There is a truly perfect prayer! It is a prayer that comes from the heart. A prayer that readily acknowledges God’s perfect will and plan. It is the same prayer that Jesus prayed in the Garden of Gethsemane. On the night Jesus was betrayed and handed over to death and suffering, he had a long talk with his Heavenly Father. The human nature of Jesus was struggling with the prospect of his pending death. He knew it was the reason he had come to earth – to give his life for the sin of the world. As he prayed in the garden that night, Jesus asked his father, “If you are willing, let this cup pass from me.” And then he surrendered, “Yet, not my will, but thine be done” (Luke 22:41).
There it is — the perfect prayer. A simple prayer of surrender to God’s will. This is how Jesus prayed, and this is how he taught us to pray in the “Lord’s Prayer.” He taught us to pray “thy kingdom come, thy will be done. Last week we looked at the nature of God’s kingdom. This week I want to look at God’s will. Jesus was telling us that our prayer life should involve a continual surrendering of our lives to God’s will.
Has God’s will ever scared you? Have you ever been scared that if you truly surrendered to God’s will that he would ship you off to Africa as a missionary? Many of us are willing to trust Jesus to take us to heaven forever, but we are scared to death to let him take care of us and guide us along the way. The Puritan writer Richard Baxter used to pray, “Lord what wilt, where thou wilt, and when thou wilt.”
What is God’s will? That is a question that we often ask. For many, his will seems like a mystery or a puzzle. For some, it seems as if God’s will is lost and they need to find it.

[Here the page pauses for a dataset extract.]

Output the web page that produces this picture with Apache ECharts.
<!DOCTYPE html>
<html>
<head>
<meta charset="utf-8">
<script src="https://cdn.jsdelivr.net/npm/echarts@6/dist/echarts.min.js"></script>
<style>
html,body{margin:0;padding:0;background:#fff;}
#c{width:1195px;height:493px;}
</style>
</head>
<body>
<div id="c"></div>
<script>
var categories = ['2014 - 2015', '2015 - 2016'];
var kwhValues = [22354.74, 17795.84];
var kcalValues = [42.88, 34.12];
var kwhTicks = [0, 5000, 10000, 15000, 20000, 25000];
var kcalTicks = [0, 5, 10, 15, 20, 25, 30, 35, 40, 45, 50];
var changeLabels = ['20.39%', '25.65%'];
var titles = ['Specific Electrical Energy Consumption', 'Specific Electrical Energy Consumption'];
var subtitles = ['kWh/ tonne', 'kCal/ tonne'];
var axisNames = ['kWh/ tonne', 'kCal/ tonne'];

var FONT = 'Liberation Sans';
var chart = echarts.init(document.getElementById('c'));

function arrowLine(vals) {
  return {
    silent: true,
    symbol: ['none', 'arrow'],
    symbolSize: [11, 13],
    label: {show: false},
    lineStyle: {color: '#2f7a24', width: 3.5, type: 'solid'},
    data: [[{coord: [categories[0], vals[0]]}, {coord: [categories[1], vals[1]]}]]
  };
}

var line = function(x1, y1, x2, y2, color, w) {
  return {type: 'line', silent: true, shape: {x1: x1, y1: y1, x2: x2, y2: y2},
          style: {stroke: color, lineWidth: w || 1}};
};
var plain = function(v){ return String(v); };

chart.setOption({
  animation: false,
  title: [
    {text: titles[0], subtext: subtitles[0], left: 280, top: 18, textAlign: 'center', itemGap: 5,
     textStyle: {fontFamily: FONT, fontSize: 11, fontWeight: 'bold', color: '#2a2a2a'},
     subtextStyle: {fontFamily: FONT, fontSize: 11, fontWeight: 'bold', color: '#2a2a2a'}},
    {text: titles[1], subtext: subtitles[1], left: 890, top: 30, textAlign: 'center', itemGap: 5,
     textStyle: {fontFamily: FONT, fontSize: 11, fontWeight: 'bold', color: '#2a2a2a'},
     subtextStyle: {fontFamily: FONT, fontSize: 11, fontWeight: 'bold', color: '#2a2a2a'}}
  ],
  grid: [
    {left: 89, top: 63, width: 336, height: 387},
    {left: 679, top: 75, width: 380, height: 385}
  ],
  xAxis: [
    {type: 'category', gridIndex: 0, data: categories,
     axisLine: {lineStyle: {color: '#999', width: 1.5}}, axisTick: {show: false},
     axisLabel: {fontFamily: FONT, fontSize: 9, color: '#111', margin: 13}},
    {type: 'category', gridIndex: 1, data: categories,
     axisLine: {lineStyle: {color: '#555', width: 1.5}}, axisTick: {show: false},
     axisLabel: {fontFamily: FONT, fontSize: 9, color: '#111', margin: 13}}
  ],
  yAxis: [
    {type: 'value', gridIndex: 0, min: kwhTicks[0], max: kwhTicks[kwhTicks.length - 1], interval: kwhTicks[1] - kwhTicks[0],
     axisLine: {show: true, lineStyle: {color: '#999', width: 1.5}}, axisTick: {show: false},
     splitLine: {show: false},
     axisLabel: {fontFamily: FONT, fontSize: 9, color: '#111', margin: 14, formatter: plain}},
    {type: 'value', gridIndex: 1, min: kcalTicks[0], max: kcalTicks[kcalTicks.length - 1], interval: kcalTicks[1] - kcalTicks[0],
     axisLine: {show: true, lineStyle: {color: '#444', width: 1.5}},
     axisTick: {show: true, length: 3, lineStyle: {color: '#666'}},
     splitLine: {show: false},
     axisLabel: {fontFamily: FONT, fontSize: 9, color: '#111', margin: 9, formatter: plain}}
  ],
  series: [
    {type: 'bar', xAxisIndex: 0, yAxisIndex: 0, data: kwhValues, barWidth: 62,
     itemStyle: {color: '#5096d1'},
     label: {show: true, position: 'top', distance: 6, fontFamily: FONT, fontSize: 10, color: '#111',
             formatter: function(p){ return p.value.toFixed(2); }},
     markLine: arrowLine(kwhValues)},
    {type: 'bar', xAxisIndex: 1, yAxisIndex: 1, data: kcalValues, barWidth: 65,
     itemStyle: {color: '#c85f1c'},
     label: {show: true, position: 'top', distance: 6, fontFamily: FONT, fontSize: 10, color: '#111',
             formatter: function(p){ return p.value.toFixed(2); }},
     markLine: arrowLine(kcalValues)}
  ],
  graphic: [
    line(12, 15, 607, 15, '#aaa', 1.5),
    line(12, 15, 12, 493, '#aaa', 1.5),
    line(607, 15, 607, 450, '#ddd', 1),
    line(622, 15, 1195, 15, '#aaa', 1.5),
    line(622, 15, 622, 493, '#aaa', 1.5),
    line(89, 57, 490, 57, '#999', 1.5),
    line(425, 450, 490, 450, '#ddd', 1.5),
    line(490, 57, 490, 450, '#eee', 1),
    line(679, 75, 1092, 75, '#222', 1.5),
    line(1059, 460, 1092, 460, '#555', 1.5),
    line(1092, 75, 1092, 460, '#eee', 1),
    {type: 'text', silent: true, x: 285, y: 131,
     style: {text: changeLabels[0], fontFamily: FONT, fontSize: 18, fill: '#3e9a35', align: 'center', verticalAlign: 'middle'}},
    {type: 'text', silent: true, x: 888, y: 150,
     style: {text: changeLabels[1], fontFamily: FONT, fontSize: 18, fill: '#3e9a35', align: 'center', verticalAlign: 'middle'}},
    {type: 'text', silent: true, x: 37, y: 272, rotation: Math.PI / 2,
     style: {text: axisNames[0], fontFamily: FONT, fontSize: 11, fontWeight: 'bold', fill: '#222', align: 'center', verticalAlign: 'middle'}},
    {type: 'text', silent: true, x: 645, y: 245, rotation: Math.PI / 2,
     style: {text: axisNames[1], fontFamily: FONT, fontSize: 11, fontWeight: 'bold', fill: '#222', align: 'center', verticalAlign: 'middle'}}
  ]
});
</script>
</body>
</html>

God’s will is actually revealed to us in the scriptures. Most of the time, however, scripture talks about God’s will in terms of “who we are” instead of “where we are.” When we think of God’s will, we often think about finding direction and guidance. We think of God’s will as a piece of information. In the scripture, God reveals his will is more about transformation than information. His will is not just information for our heads, but transformation for our hearts. The bottom line is that God is out to change our lives to look more like Jesus.
Scripture tells us, “It is God’s will that you should be sanctified” (I Thes. 4:3). What does it mean for something to be sanctified? It means to be set apart, to be holy. God’s greatest will for your life is that become a holy man or a holy woman of God. This is echoed in Romans 12 where Paul said, “I urge you in view of God’s mercy to offer your bodies as living sacrifices, holy and pleasing to God… Do not be conformed to this world but be transformed by the renewing of your mind. Then you will be able to test and approve what God’s will is — his good, pleasing and perfect will” (Rom. 12:1-2).
What do these verses lead us to believe God’s will is? First we must offer our bodies (our lives) as living sacrifices, holy and pleasing to God. Then we should seek to be transformed by God. There is that word again. God’s will is not information, but transformation. God is more concerned with who you are than where you are. He does not want a little “Sunday morning” slice of you life. He wants all of you.
Have you ever made an intelligent, conscious surrender of your life for the purposes of God so he could further his kingdom through you? Have you prayed the perfect prayer from your heart — “Not my will but thine be done.” And that’s the Word.